At a deeper level, perhaps, one could see an eternal struggle between order and change that goes on in the human psyche.
The work of balancing, controlling and nurturing these conflicting tendencies, pressures and aspirations is a central and ongoing proposition in the academic and human enterprise. So a lot is at stake here. And by the way, based on a concerted but not very expert look at both CLE and OAE, the Sakai group has not so far done a very good job of achieving a significant degree of reconciliation.
Phil Hill says
Peter, well stated and interesting take on the apparent dilemma faced by Sakai as well as higher ed in general.
Do you think that others (particularly those in Sakai community) think of CLE and OAE split in these terms?
Bruce D'Arcus says
I think Peter raises an interesting point that’s probably part of the explanation. But I wouldn’t take it too far.

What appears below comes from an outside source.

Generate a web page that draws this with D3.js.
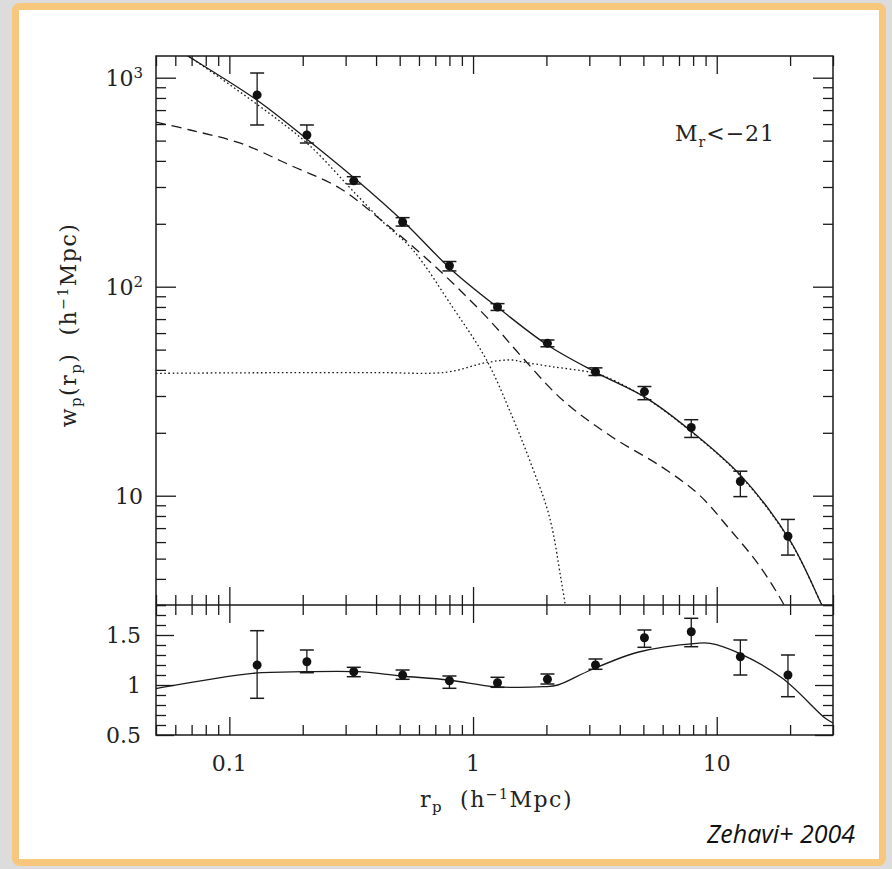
<!DOCTYPE html>
<html>
<head>
<meta charset="utf-8">
<script src="https://cdn.jsdelivr.net/npm/d3@7"></script>
<style>
  html, body { margin: 0; padding: 0; background: #dcdcdc; }
  svg { display: block; }
  .lbl { font-family: "DejaVu Serif", serif; font-size: 22px; fill: #222; }
  .note { font-family: "Open Sans", sans-serif; font-style: italic; font-size: 25px; fill: #111; }
</style>
</head>
<body>
<svg id="chart" width="892" height="869"></svg>
<script>
// ---- measured projected correlation function, M_r < -21 sample ----
const rp   = [0.13, 0.208, 0.324, 0.514, 0.80, 1.26, 2.02, 3.18, 5.05, 7.86, 12.5, 19.6];
const wp   = [827, 532, 321, 204, 126, 80, 53.6, 39.2, 31.5, 21.2, 11.7, 6.4];
const wpLo = [594, 487, 310, 195, 119, 77, 51.6, 37.6, 28.8, 19.0, 9.9, 5.2];
const wpHi = [1053, 594, 336, 214, 132, 83, 55.6, 40.9, 33.3, 23.1, 13.1, 7.7];

// ratio panel values
const ratio   = [1.20, 1.233, 1.133, 1.10, 1.043, 1.023, 1.057, 1.20, 1.473, 1.533, 1.283, 1.10];
const ratioLo = [0.867, 1.123, 1.083, 1.057, 0.967, 0.977, 1.01, 1.157, 1.377, 1.383, 1.10, 0.883];
const ratioHi = [1.543, 1.35, 1.177, 1.15, 1.09, 1.077, 1.11, 1.26, 1.55, 1.667, 1.45, 1.30];

// HOD model: total, one-halo and two-halo terms
const totalR = [0.06, 0.0676, 0.13, 0.21, 0.33, 0.52, 0.82, 1.3, 2.05, 3.25, 5.15, 8.0, 12.7, 20, 27, 30];
const totalW = [1390, 1270, 780, 504, 327, 204, 120, 77.5, 52, 38.5, 29.3, 20.0, 12.3, 6.1, 3.0, 2.3];

const oneHaloR = [0.06, 0.0676, 0.13, 0.21, 0.33, 0.427, 0.566, 0.823, 1.136, 1.45, 1.75, 2.06, 2.30, 2.45];
const oneHaloW = [1400, 1275, 745, 482, 278, 204, 150, 80, 44.6, 23.8, 13.7, 7.9, 3.94, 2.5];

const twoHaloR = [0.05, 0.1, 0.2, 0.414, 0.78, 1.136, 1.45, 1.59, 2.12, 3.09, 3.6, 5.15, 8.0, 12.7, 20, 27, 30];
const twoHaloW = [38.5, 38.7, 38.8, 38.8, 39.0, 43.4, 44.6, 43.7, 41.4, 38.8, 36.6, 29.2, 19.9, 12.2, 6.05, 3.0, 2.3];

// dark matter correlation function
const dmR = [0.05, 0.069, 0.111, 0.177, 0.284, 0.427, 0.62, 0.855, 1.17, 1.59, 2.33, 3.72, 5.97, 8.49, 11.2, 14.9, 18.9, 20];
const dmW = [613, 562, 486, 382, 296, 205, 142, 100, 69, 46, 28.7, 19.1, 13.7, 10.07, 7.0, 4.66, 3.0, 2.6];

// model curve in the ratio panel
const ratioModelR = [0.05, 0.0505, 0.1246, 0.2045, 0.336, 0.505, 0.793, 1.24, 1.95, 2.23, 3.04, 4.79, 8.27, 9.4, 12.4, 18.6, 27.9, 30];
const ratioModelV = [0.965, 0.967, 1.117, 1.133, 1.133, 1.09, 1.05, 0.983, 0.983, 1.0, 1.15, 1.33, 1.417, 1.417, 1.317, 1.067, 0.667, 0.62];

// tick values and labels
const xMajor = [0.1, 1, 10];
const xMajorLabels = ["0.1", "1", "10"];
const yMajor = [10, 100, 1000];
const yMajorBase = ["10", "10", "10"];
const yMajorExp = ["", "2", "3"];
const rMajor = [0.5, 1, 1.5];
const rMajorLabels = ["0.5", "1", "1.5"];

// ---- layout ----
const L = 156, R = 833, T = 56, MID = 605, B = 735;
const svg = d3.select("#chart");

// framed card
svg.append("rect").attr("x", 0).attr("y", 0).attr("width", 892).attr("height", 869).attr("fill", "#dcdcdc");
svg.append("rect")
  .attr("x", 15.5).attr("y", 6.5).attr("width", 867).attr("height", 856).attr("rx", 4)
  .attr("fill", "#ffffff").attr("stroke", "#f7c77d").attr("stroke-width", 7);

const x = d3.scaleLog().domain([0.05, 30]).range([L, R]);
const yTop = d3.scaleLog().domain([3, 1270]).range([MID, T]);
const yBot = d3.scaleLinear().domain([0.5, 1.8]).range([B, MID]);

const ink = "#1a1a1a";

// clip regions
const defs = svg.append("defs");
defs.append("clipPath").attr("id", "clipTop").append("rect")
  .attr("x", L).attr("y", T).attr("width", R - L).attr("height", MID - T);
defs.append("clipPath").attr("id", "clipBot").append("rect")
  .attr("x", L).attr("y", MID).attr("width", R - L).attr("height", B - MID);

// ---- ticks ----
const xMinor = [];
[0.01, 0.1, 1, 10].forEach(d => { for (let k = 2; k <= 9; k++) { const v = d * k; if (v >= 0.05 && v <= 30) xMinor.push(v); } });
const yMinor = [];
[1, 10, 100].forEach(d => { for (let k = 2; k <= 9; k++) { const v = d * k; if (v >= 3 && v <= 1270) yMinor.push(v); } });
const rMinor = d3.range(0.6, 1.8, 0.1).filter(v => Math.abs(v * 2 - Math.round(v * 2)) > 1e-6);

function tickAxis(axisFn, scale, values, size, tx, ty) {
  const g = svg.append("g").attr("transform", `translate(${tx},${ty})`)
    .call(axisFn(scale).tickValues(values).tickSize(-size).tickFormat(""));
  g.select(".domain").remove();
  g.selectAll("line").attr("stroke", ink).attr("stroke-width", 1.3);
  return g;
}
const MAJ = 18, MIN = 10;
// top panel
tickAxis(d3.axisTop, x, xMinor, MIN, 0, T);
tickAxis(d3.axisTop, x, xMajor, MAJ, 0, T);
tickAxis(d3.axisBottom, x, xMinor, MIN, 0, MID);
tickAxis(d3.axisBottom, x, xMajor, MAJ, 0, MID);
tickAxis(d3.axisLeft, yTop, yMinor, MIN, L, 0);
tickAxis(d3.axisLeft, yTop, yMajor, MAJ + 2, L, 0);
tickAxis(d3.axisRight, yTop, yMinor, MIN, R, 0);
tickAxis(d3.axisRight, yTop, yMajor, MAJ + 2, R, 0);
// ratio panel
tickAxis(d3.axisTop, x, xMinor, MIN, 0, MID);
tickAxis(d3.axisTop, x, xMajor, MAJ, 0, MID);
tickAxis(d3.axisBottom, x, xMinor, MIN, 0, B);
tickAxis(d3.axisBottom, x, xMajor, MAJ, 0, B);
tickAxis(d3.axisLeft, yBot, rMinor, MIN, L, 0);
tickAxis(d3.axisLeft, yBot, rMajor, MAJ, L, 0);
tickAxis(d3.axisRight, yBot, rMinor, MIN, R, 0);
tickAxis(d3.axisRight, yBot, rMajor, MAJ, R, 0);

// frames
svg.append("rect").attr("x", L).attr("y", T).attr("width", R - L).attr("height", B - T)
  .attr("fill", "none").attr("stroke", ink).attr("stroke-width", 1.5);
svg.append("line").attr("x1", L).attr("x2", R).attr("y1", MID).attr("y2", MID)
  .attr("stroke", ink).attr("stroke-width", 1.5);

// ---- tick labels ----
xMajor.forEach((v, i) => {
  svg.append("text").attr("class", "lbl").attr("x", x(v)).attr("y", 771)
    .attr("text-anchor", "middle").text(xMajorLabels[i]);
});
yMajor.forEach((v, i) => {
  const t = svg.append("text").attr("class", "lbl").attr("x", 143).attr("y", yTop(v) + 8)
    .attr("text-anchor", "end");
  t.append("tspan").text(yMajorBase[i]);
  if (yMajorExp[i]) t.append("tspan").attr("dy", -8).attr("font-size", 15).text(yMajorExp[i]);
});
rMajor.forEach((v, i) => {
  svg.append("text").attr("class", "lbl").attr("x", 141).attr("y", yBot(v) + 8)
    .attr("text-anchor", "end").text(rMajorLabels[i]);
});

// axis titles
const xt = svg.append("text").attr("class", "lbl").attr("x", (L + R) / 2 + 2).attr("y", 807)
  .attr("text-anchor", "middle").attr("letter-spacing", 1.5);
xt.append("tspan").text("r");
xt.append("tspan").attr("dy", 5).attr("font-size", 15).text("p");
xt.append("tspan").attr("dy", -5).text("\u00a0\u00a0(h");
xt.append("tspan").attr("dy", -8).attr("font-size", 14).text("\u22121");
xt.append("tspan").attr("dy", 8).text("Mpc)");

const yt = svg.append("text").attr("class", "lbl")
  .attr("transform", "translate(76,325) rotate(-90)")
  .attr("text-anchor", "middle").attr("letter-spacing", 1.5);
yt.append("tspan").text("w");
yt.append("tspan").attr("dy", 5).attr("font-size", 15).text("p");
yt.append("tspan").attr("dy", -5).text("(r");
yt.append("tspan").attr("dy", 5).attr("font-size", 15).text("p");
yt.append("tspan").attr("dy", -5).text(")\u00a0\u00a0(h");
yt.append("tspan").attr("dy", -8).attr("font-size", 14).text("\u22121");
yt.append("tspan").attr("dy", 8).text("Mpc)");

// sample label
const ml = svg.append("text").attr("class", "lbl").attr("x", 675).attr("y", 141).attr("letter-spacing", 1);
ml.append("tspan").text("M");
ml.append("tspan").attr("dy", 6).attr("font-size", 14).text("r");
ml.append("tspan").attr("dy", -6).text("<\u221221");

// credit
svg.append("text").attr("class", "note").attr("x", 855).attr("y", 843)
  .attr("text-anchor", "end").text("Zehavi+ 2004");

// ---- curves ----
const lineTop = d3.line().x(d => x(d[0])).y(d => yTop(d[1])).curve(d3.curveCatmullRom.alpha(0.5));
const lineBot = d3.line().x(d => x(d[0])).y(d => yBot(d[1])).curve(d3.curveCatmullRom.alpha(0.5));
const gTop = svg.append("g").attr("clip-path", "url(#clipTop)");
const gBot = svg.append("g").attr("clip-path", "url(#clipBot)");

function curve(g, gen, xs, ys, dash) {
  g.append("path").datum(xs.map((v, i) => [v, ys[i]]))
    .attr("d", gen).attr("fill", "none").attr("stroke", ink).attr("stroke-width", 1.3)
    .attr("stroke-dasharray", dash || null);
}
curve(gTop, lineTop, dmR, dmW, "10,6");
curve(gTop, lineTop, oneHaloR, oneHaloW, "1.6,2.6");
curve(gTop, lineTop, twoHaloR, twoHaloW, "1.6,2.6");
curve(gTop, lineTop, totalR, totalW);
curve(gBot, lineBot, ratioModelR, ratioModelV);

// ---- data points with error bars ----
function points(g, ys, lo, hi, yScale) {
  const cap = 7;
  rp.forEach((r, i) => {
    const cx = x(r);
    g.append("line").attr("x1", cx).attr("x2", cx).attr("y1", yScale(lo[i])).attr("y2", yScale(hi[i]))
      .attr("stroke", ink).attr("stroke-width", 1.3);
    [lo[i], hi[i]].forEach(v => {
      g.append("line").attr("x1", cx - cap).attr("x2", cx + cap).attr("y1", yScale(v)).attr("y2", yScale(v))
        .attr("stroke", ink).attr("stroke-width", 1.5);
    });
    g.append("circle").attr("cx", cx).attr("cy", yScale(ys[i])).attr("r", 4.5).attr("fill", "#111");
  });
}
points(svg.append("g"), wp, wpLo, wpHi, yTop);
points(svg.append("g"), ratio, ratioLo, ratioHi, yBot);
</script>
</body>
</html>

By the standards of 2012, I don’t think CLE actually does serve many of the institutional priorities he identifies very well, for example (nor does Moodle, or Blackboard, etc.).
I actually read the tension as much more general and basic: there’s a whole lot of costs sunk in CLE that present institutional and organizational inertia; from programming code, to documentation and training knowledge, to an ecosystem of consultants. A radical rewrite and reimagination like OAE will only succeed to the degree it breaks free of those constraints, and (re)create its own infrastructure of code, knowledge, and support.
So for Sakai to succeed more broadly into the future, it will have to go through some painful creative destruction.
Michael once compared this to Apple’s task migrating to OS X, which is probably a good metaphor. Perhaps Python 3 is another, more recently.
I think your point on community source is a good one, BTW, and is also part of the story.